— Если бы была хотя бы парочка людей с именами, которые бы меня поддержали… Ведь вы следили за ленинградскими газетами. Идет война — и продолжают лупить, чтобы место сровнять с землей. Лупят не по мне, а чтобы другим неповадно было. После этой травли никто не решится поступить, как я. И фашизм расцветет пышным цветом. Средства массовой информации уже обработали общественное мнение.
— Вы невероятно популярны. А если бы выступил кто-нибудь другой?
— Его бы сровняли с землей. Был ли бы это Иванов, Петров, Невзоров — из его фамилии сделали бы имя прилагательное…
— Вам не кажется, что литовские события — неудачная попытка военного путча против конституционной власти?
— В Литве были две конституционные власти. С самого начала. Одна — союзная, центральная. Другая — местная власть нарождающегося маленького фашистского госдуарства. Я неоднократно рассказывал — и тем снова «подставлялся» под удары, — что мой дед воглавлял отдел по борьбе с вредительством и бандитизмом в литовской ЧК сразу после войны, в 1946–1953 годах. Да, я внук своего деда, но и Ландсбергис — сын своего отца. Его отец был министром, кажется финансов — во всяком случае, точно был министром в том правительстве Литвы, которое приветствовало оккупацию. Значит, входил в состав кабинета, который направлял приветствие от имени Литвы Алоизасу Шикльгруберу.
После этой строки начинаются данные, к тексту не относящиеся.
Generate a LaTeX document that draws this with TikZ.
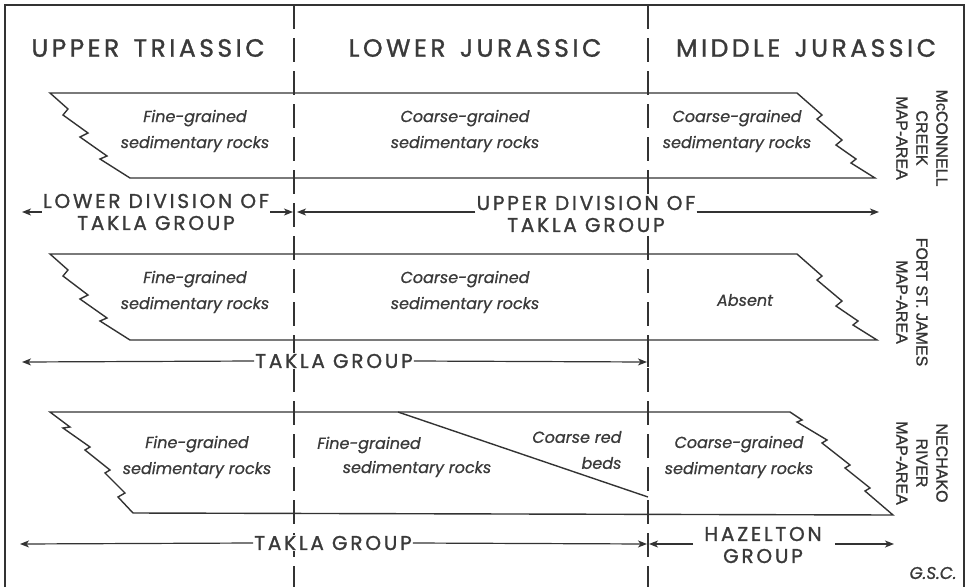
\documentclass[tikz,border=0pt]{standalone}
\usepackage{fontspec}
\setmainfont{Poppins}
\newfontfamily\headfont{Poppins}[LetterSpace=14,FakeBold=1.2]
\newfontfamily\capsfont{Poppins}[LetterSpace=14,FakeBold=1.2]
\newfontfamily\rockfont{Poppins}[FakeBold=0.8,ItalicFeatures={FakeBold=0.8}]
\newfontfamily\areafont{Liberation Sans}[FakeBold=1.2]
\usetikzlibrary{arrows.meta}
\definecolor{ink}{HTML}{333333}
\definecolor{txt}{HTML}{3A3A3A}
\tikzset{
  band/.style={draw=ink,line width=1.4pt,line join=miter},
  period/.style={draw=ink,line width=1.3pt,dash pattern=on 24pt off 9pt},
  arr/.style={draw=ink,line width=1.2pt,-{Stealth[length=9pt,width=7pt,inset=2.5pt]}},
  head/.style={text=txt,font=\headfont\fontsize{25}{28}\selectfont},
  grp/.style={text=txt,font=\capsfont\fontsize{20}{22}\selectfont,align=center,fill=white,inner sep=1pt},
  rock/.style={text=txt,font=\rockfont\itshape\fontsize{16}{26}\selectfont,align=center},
  area/.style={text=ink,font=\areafont\fontsize{16}{20}\selectfont,align=center,rotate=-90}
}
\begin{document}
\begin{tikzpicture}[x=1pt,y=-1pt]
\useasboundingbox (0,0) rectangle (970,587);
% frame and period boundaries
\draw[draw=ink,line width=1.3pt] (5,587) -- (5,5) -- (964,5) -- (964,587);
\draw[period] (294,5) -- (294,587);
\draw[period] (648,5) -- (648,587);
\draw[draw=ink,line width=1.3pt] (648,340) -- (648,367);

% headings
\node[head] (trias) at (148,48) {UPPER\, TRIASSIC};
\node[head] (ljur) at (475,48) {LOWER\, JURASSIC};
\node[head] (mjur) at (806,48) {MIDDLE\, JURASSIC};

% McConnell Creek
\draw[band] (50,93) -- (797,93) -- ++(25,22) -- ++(-5,4) -- ++(25,21) -- ++(-6,5)
  -- ++(20,14) -- ++(-5,4) -- ++(24,15) -- (130,178) -- ++(-30,-19) -- ++(7,-3)
  -- ++(-27,-19) -- ++(8,-4) -- ++(-25,-18) -- ++(5,-6) -- cycle;
\node[rock] (mc1) at (195,131) {Fine-grained\\sedimentary rocks};
\node[rock] (mc2) at (465,131) {Coarse-grained\\sedimentary rocks};
\node[rock] (mc3) at (737,131) {Coarse-grained\\sedimentary rocks};
\node[area] (mcarea) at (922,138) {McCONNELL\\CREEK\\MAP-AREA};

% divisions of Takla Group
\node[grp] (ldiv) at (156,212) {LOWER DIVISION OF\\TAKLA GROUP};
\node[grp] (udiv) at (586,214) {UPPER DIVISION OF\\TAKLA GROUP};
\coordinate (lda) at (22,212);
\coordinate (ldb) at (293,212);
\coordinate (uda) at (297,212);
\coordinate (udb) at (879,212);
\draw[arr] (ldiv.west) -- (lda);
\draw[arr] (ldiv.east) -- (ldb);
\draw[arr] (udiv.west |- uda) -- (uda);
\draw[arr] (udiv.east |- udb) -- (udb);

% Fort St. James
\draw[band] (50,254) -- (797,254) -- ++(25,22) -- ++(-5,4) -- ++(25,21) -- ++(-6,5)
  -- ++(22,15) -- ++(-5,4) -- ++(24,15) -- (130,340) -- ++(-30,-19) -- ++(7,-3)
  -- ++(-27,-19) -- ++(8,-4) -- ++(-25,-19) -- ++(5,-6) -- cycle;
\node[rock] (fj1) at (195,292) {Fine-grained\\sedimentary rocks};
\node[rock] (fj2) at (465,292) {Coarse-grained\\sedimentary rocks};
\node[rock] (fj3) at (745,300) {Absent};
\node[area] (fjarea) at (912,302) {FORT ST. JAMES\\MAP-AREA};

\node[grp] (tk1) at (334,361) {TAKLA GROUP};
\coordinate (tk1a) at (22,362);
\coordinate (tk1b) at (647,362);
\draw[arr] (tk1.west) -- (tk1a);
\draw[arr] (tk1.east) -- (tk1b);

% Nechako River
\draw[band] (50,412) -- (790,412) -- ++(12,8) -- ++(-5,2) -- ++(30,18) -- ++(-5,3)
  -- ++(28,22) -- ++(-5,3) -- ++(25,20) -- ++(-5,3) -- ++(28,24) -- (133,513)
  -- ++(-15,-16) -- ++(7,-4) -- ++(-20,-20) -- ++(5,-3) -- ++(-25,-20) -- ++(5,-3)
  -- ++(-27,-19) -- ++(7,-1) -- cycle;
\draw[band] (398,412) -- (648,497);
\node[rock] (nr1) at (197,457) {Fine-grained\\sedimentary rocks};
\node[rock] (nr2) at (369,445) {Fine-grained};
\node[rock] (nr3) at (417,469) {sedimentary rocks};
\node[rock,align=right,anchor=east] (nr4) at (625,450) {Coarse red\\beds};
\node[rock] (nr5) at (739,457) {Coarse-grained\\sedimentary rocks};
\node[area] (nrarea) at (922,463) {NECHAKO\\RIVER\\MAP-AREA};

\node[grp] (tk2) at (333,543) {TAKLA GROUP};
\node[grp] (hz) at (763,545) {HAZELTON\\GROUP};
\coordinate (tk2a) at (20,544);
\coordinate (tk2b) at (647,544);
\coordinate (hza) at (649,544);
\coordinate (hzb) at (894,544);
\draw[arr] (tk2.west) -- (tk2a);
\draw[arr] (tk2.east) -- (tk2b);
\draw[arr] (hz.west |- hza) ++(-10,0) -- (hza);
\draw[arr] (hz.east |- hzb) ++(12,0) -- (hzb);

\node[rock,anchor=east,font=\rockfont\itshape\fontsize{17}{20}\selectfont] (gsc) at (960,573) {G.S.C.};
\end{tikzpicture}
\end{document}
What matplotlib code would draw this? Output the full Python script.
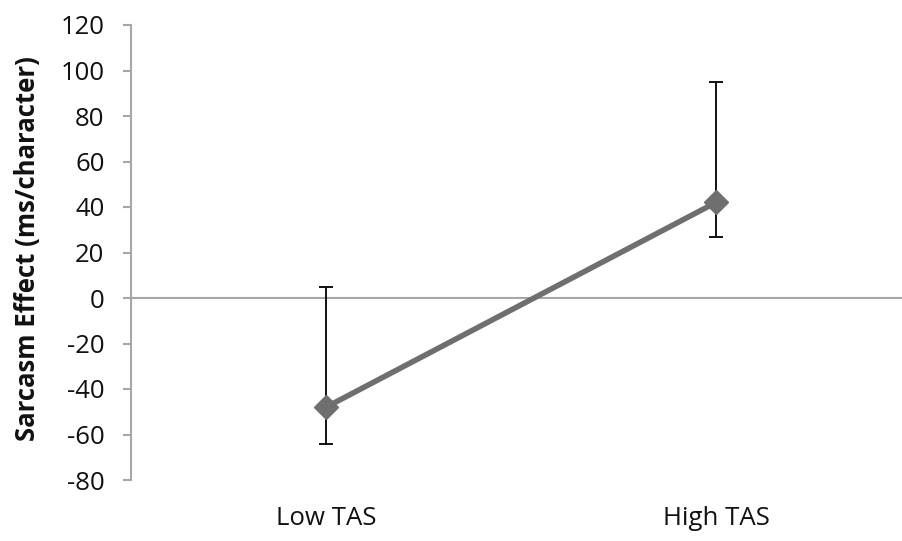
import numpy as np
import matplotlib
matplotlib.use("Agg")
import matplotlib.pyplot as plt

plt.rcParams['font.family'] = ['Open Sans', 'DejaVu Sans']

# Data
groups = ["Low TAS", "High TAS"]
effect = [-48, 42]
err_low = [16, 15]     # distance down to lower whisker
err_high = [53, 53]    # distance up to upper whisker
yticks = [-80, -60, -40, -20, 0, 20, 40, 60, 80, 100, 120]

fig = plt.figure(figsize=(9.02, 5.41), dpi=100)
ax = fig.add_axes([131 / 902, 61 / 541, 780 / 902, 455 / 541])

xpos = np.arange(len(groups))
grey = "#6f6f6f"

# zero line acts as the category axis
ax.axhline(0, color="#a6a6a6", lw=1.5, zorder=1)

ax.errorbar(xpos, effect, yerr=[err_low, err_high], fmt="none",
            ecolor="#111111", elinewidth=1.4, capsize=5, capthick=1.4, zorder=2)
ax.plot(xpos, effect, color=grey, lw=4, marker="D", markersize=12,
        markerfacecolor=grey, markeredgecolor=grey, zorder=3)

ax.set_xlim(-0.5, 1.5)
ax.set_ylim(-80, 120)
ax.set_yticks(yticks)
ax.set_yticklabels([str(t) for t in yticks], fontsize=18.5, color="#111111")
ax.set_xticks(xpos)
ax.set_xticklabels(groups, fontsize=18.5, color="#111111")
ax.tick_params(axis="x", length=0, pad=19)
ax.tick_params(axis="y", length=6, width=1.5, color="#a6a6a6", pad=13)

for s in ["top", "right", "bottom"]:
    ax.spines[s].set_visible(False)
ax.spines["left"].set_color("#a6a6a6")
ax.spines["left"].set_linewidth(1.5)

fig.text(28 / 902, 1 - 249 / 541, "Sarcasm Effect (ms/character)",
         rotation=90, ha="center", va="center", fontsize=18.5,
         fontweight="bold", color="#111111")

fig.savefig("out.png", dpi=100)
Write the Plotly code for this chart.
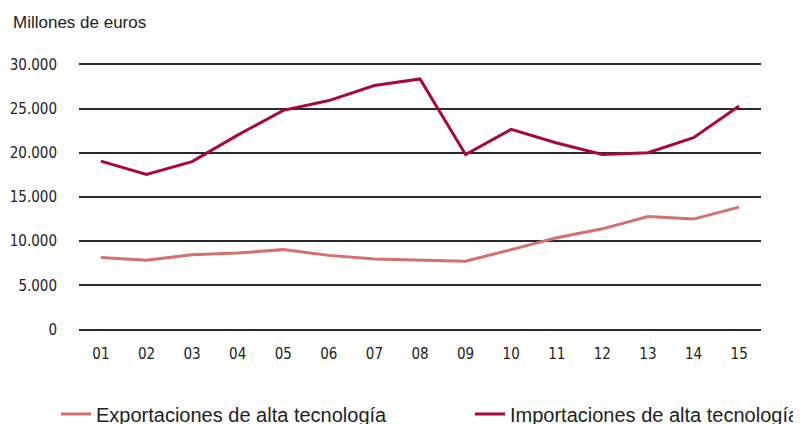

— На каком основании вы утверждаете, что Литва — зародыш фашистского государства?
— Наша демократическая пресса стоит теперь таким плотным строем, что я практически нигде не могу напечатать документы, которыми располагаю. Хотя бы директивы Саюдиса. Достаточно послушать, что говорят литовские лидеры об армии… Обо мне пишут, что я защищаю ОМОН, десантников, но не желают при этом понять, что ОМОН, десант — такая же часть народа, как и любая другая, только — с оружием. Эти парни выполняли не свою волю. Их предали. Саюдис так нетерпим не только в вопросе об армии, русскоязычное население Литвы тоже чувствует на себе весь гнет нового фашизма.
— Вы, вероятно, разделяете мнение тех, кто обвиняет Саюдис в шовинизме и нетерпимости…
— В данном случае, если уж говорить об этике, у меня есть союзник куда более мощный. Это Пушкин, чье стихотворение «Клеветникам России» я уже неоднократно цитировал и всем советую помнить.
— Зачем вы ввели в обиход слово «наши» и кого вы подразумеваете под ним?
— Наши — это сегодня все нормальные люди, независимо от национальности: русские, евреи, осетины, грузины… если они не одурачены националистической пропагандой. Я убежден, что ни один эстонец, ни один молдаванин никогда бы не согласился на суверенитет своей республики, если бы знал, ЧЕГО ЭТО БУДЕТ СТОИТЬ другим людям, какого горя, каких слез и крови. Но это ведь не объясняют!
— Какими сюжетами вы, как профессионал, можете гордиться?
— Считаю, что сделанное в Вильнюсе, как и весь прибалтийский цикл «Наши», — это, может быть, главное из всего, что я сделал в жизни, и то, для чего я был рожден на этот свет.
— О каких не хочется вспоминать?
— Подлости мы не делали никогда.
МОМЕНТ ИСТИНЫ
(В передаче Российского телевидения вопросы Александру Невзорову задает Андрей Караулов)
— У нас будет доверительная беседа?
— Черт знает, как поведете.
— Ну, попробуем. Что вы за человек, Александр Глебович?
— Вот этот вопрос бесчестный. Под дых, потому что не может человек характеризовать сам себя…
— Добрый он или злой?
— Это очень абстрактные представления. Вот Пожарский, с Вашей точки зрения, добрый или злой?
— Понятия не имею, не знаю.
— Я ради великой цели на все пойду. Особенно в сегодняшней ситуации, когда даже ради мелких целей идут на все, на любое преступление.
— Нет, я про Вас сейчас говорю. Вы сказали, что пойдете на все. Но есть какая-то черта, которую Вы не перейдете ни при каких обстоятельствах?
— Да, это предательство.
— Но ведь есть вещи более ужасные, чем предательство. Ну убийство, я не знаю…
— Опять-таки, смотря где.
— Вы что, можете убить, что ли?
— На войне могу. А почему нет?
— А с кем воевать, Александр Глебович?
— Я могу Вам привести простой пример — в Приднестровье. Там это, наверное, необходимо — защищаться и защищать людей вокруг себя. Вообще вести разговор на равных. Это там было достаточно естественно.